**Exercise requirements:** Return each line of the data below verbatim; pictures are to be left out.

**Information shown:**
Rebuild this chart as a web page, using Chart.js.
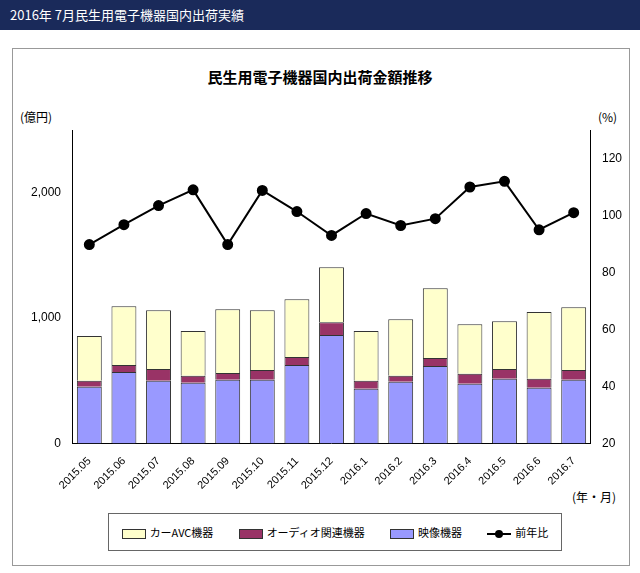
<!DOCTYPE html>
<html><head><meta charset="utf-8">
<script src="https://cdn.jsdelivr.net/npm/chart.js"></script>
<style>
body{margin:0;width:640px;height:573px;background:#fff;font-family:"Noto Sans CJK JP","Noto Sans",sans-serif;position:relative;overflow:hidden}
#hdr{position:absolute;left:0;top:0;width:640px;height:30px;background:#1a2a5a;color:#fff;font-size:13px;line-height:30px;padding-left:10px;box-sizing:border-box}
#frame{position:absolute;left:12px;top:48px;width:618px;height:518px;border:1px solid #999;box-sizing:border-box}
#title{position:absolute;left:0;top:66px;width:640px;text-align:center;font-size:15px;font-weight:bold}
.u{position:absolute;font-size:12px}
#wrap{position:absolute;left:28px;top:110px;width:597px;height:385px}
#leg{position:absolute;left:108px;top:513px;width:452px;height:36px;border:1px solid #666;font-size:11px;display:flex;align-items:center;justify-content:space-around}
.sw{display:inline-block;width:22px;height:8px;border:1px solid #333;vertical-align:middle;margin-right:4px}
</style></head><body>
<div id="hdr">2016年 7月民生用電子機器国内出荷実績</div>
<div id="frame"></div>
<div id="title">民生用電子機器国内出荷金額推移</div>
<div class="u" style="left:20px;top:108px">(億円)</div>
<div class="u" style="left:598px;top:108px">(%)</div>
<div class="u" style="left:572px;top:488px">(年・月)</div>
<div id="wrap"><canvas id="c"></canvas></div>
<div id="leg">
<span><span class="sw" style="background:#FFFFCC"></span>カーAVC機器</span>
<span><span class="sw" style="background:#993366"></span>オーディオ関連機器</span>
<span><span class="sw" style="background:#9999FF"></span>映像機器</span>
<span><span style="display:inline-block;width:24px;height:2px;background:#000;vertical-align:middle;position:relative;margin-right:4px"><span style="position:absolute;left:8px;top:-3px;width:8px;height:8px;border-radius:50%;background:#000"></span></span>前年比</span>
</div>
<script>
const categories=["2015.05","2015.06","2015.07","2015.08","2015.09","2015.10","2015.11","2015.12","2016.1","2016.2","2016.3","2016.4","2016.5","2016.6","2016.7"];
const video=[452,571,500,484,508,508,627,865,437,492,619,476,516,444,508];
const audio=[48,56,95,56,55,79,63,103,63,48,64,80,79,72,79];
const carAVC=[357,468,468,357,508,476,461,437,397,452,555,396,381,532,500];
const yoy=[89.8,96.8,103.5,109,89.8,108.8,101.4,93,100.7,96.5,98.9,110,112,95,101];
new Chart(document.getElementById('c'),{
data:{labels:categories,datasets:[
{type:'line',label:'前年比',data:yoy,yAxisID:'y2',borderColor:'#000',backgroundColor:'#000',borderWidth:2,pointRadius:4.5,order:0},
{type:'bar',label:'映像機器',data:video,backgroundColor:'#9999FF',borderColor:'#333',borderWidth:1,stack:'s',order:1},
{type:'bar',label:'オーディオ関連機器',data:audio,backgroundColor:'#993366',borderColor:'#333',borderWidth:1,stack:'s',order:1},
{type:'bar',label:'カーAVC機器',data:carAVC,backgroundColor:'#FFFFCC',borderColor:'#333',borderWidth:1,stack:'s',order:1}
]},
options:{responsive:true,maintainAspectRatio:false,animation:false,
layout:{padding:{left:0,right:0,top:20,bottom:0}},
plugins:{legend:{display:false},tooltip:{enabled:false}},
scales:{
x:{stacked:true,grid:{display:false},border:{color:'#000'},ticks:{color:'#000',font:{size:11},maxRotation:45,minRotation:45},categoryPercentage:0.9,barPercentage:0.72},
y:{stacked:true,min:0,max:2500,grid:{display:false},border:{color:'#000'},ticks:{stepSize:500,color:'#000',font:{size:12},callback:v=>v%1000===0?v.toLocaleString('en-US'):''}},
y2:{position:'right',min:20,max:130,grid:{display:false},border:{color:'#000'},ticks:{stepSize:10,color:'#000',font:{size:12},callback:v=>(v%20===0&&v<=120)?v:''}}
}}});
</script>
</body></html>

**Solution to the exercise:**
Rebuild this chart as a web page, using Chart.js.
<!DOCTYPE html>
<html><head><meta charset="utf-8">
<script src="https://cdn.jsdelivr.net/npm/chart.js"></script>
<style>
body{margin:0;width:640px;height:573px;background:#fff;font-family:"Noto Sans CJK JP","Noto Sans",sans-serif;position:relative;overflow:hidden}
#hdr{position:absolute;left:0;top:0;width:640px;height:30px;background:#1a2a5a;color:#fff;font-size:13px;line-height:30px;padding-left:10px;box-sizing:border-box}
#frame{position:absolute;left:12px;top:48px;width:618px;height:518px;border:1px solid #999;box-sizing:border-box}
#title{position:absolute;left:0;top:66px;width:640px;text-align:center;font-size:15px;font-weight:bold}
.u{position:absolute;font-size:12px}
#wrap{position:absolute;left:28px;top:110px;width:597px;height:385px}
#leg{position:absolute;left:108px;top:513px;width:452px;height:36px;border:1px solid #666;font-size:11px;display:flex;align-items:center;justify-content:space-around}
.sw{display:inline-block;width:22px;height:8px;border:1px solid #333;vertical-align:middle;margin-right:4px}
</style></head><body>
<div id="hdr">2016年 7月民生用電子機器国内出荷実績</div>
<div id="frame"></div>
<div id="title">民生用電子機器国内出荷金額推移</div>
<div class="u" style="left:20px;top:108px">(億円)</div>
<div class="u" style="left:598px;top:108px">(%)</div>
<div class="u" style="left:572px;top:488px">(年・月)</div>
<div id="wrap"><canvas id="c"></canvas></div>
<div id="leg">
<span><span class="sw" style="background:#FFFFCC"></span>カーAVC機器</span>
<span><span class="sw" style="background:#993366"></span>オーディオ関連機器</span>
<span><span class="sw" style="background:#9999FF"></span>映像機器</span>
<span><span style="display:inline-block;width:24px;height:2px;background:#000;vertical-align:middle;position:relative;margin-right:4px"><span style="position:absolute;left:8px;top:-3px;width:8px;height:8px;border-radius:50%;background:#000"></span></span>前年比</span>
</div>
<script>
const categories=["2015.05","2015.06","2015.07","2015.08","2015.09","2015.10","2015.11","2015.12","2016.1","2016.2","2016.3","2016.4","2016.5","2016.6","2016.7"];
const video=[452,571,500,484,508,508,627,865,437,492,619,476,516,444,508];
const audio=[48,56,95,56,55,79,63,103,63,48,64,80,79,72,79];
const carAVC=[357,468,468,357,508,476,461,437,397,452,555,396,381,532,500];
const yoy=[89.8,96.8,103.5,109,89.8,108.8,101.4,93,100.7,96.5,98.9,110,112,95,101];
new Chart(document.getElementById('c'),{
data:{labels:categories,datasets:[
{type:'line',label:'前年比',data:yoy,yAxisID:'y2',borderColor:'#000',backgroundColor:'#000',borderWidth:2,pointRadius:4.5,order:0},
{type:'bar',label:'映像機器',data:video,backgroundColor:'#9999FF',borderColor:'#333',borderWidth:1,stack:'s',order:1},
{type:'bar',label:'オーディオ関連機器',data:audio,backgroundColor:'#993366',borderColor:'#333',borderWidth:1,stack:'s',order:1},
{type:'bar',label:'カーAVC機器',data:carAVC,backgroundColor:'#FFFFCC',borderColor:'#333',borderWidth:1,stack:'s',order:1}
]},
options:{responsive:true,maintainAspectRatio:false,animation:false,
layout:{padding:{left:0,right:0,top:20,bottom:0}},
plugins:{legend:{display:false},tooltip:{enabled:false}},
scales:{
x:{stacked:true,grid:{display:false},border:{color:'#000'},ticks:{color:'#000',font:{size:11},maxRotation:45,minRotation:45},categoryPercentage:0.9,barPercentage:0.72},
y:{stacked:true,min:0,max:2500,grid:{display:false},border:{color:'#000'},ticks:{stepSize:500,color:'#000',font:{size:12},callback:v=>v%1000===0?v.toLocaleString('en-US'):''}},
y2:{position:'right',min:20,max:130,grid:{display:false},border:{color:'#000'},ticks:{stepSize:10,color:'#000',font:{size:12},callback:v=>(v%20===0&&v<=120)?v:''}}
}}});
</script>
</body></html>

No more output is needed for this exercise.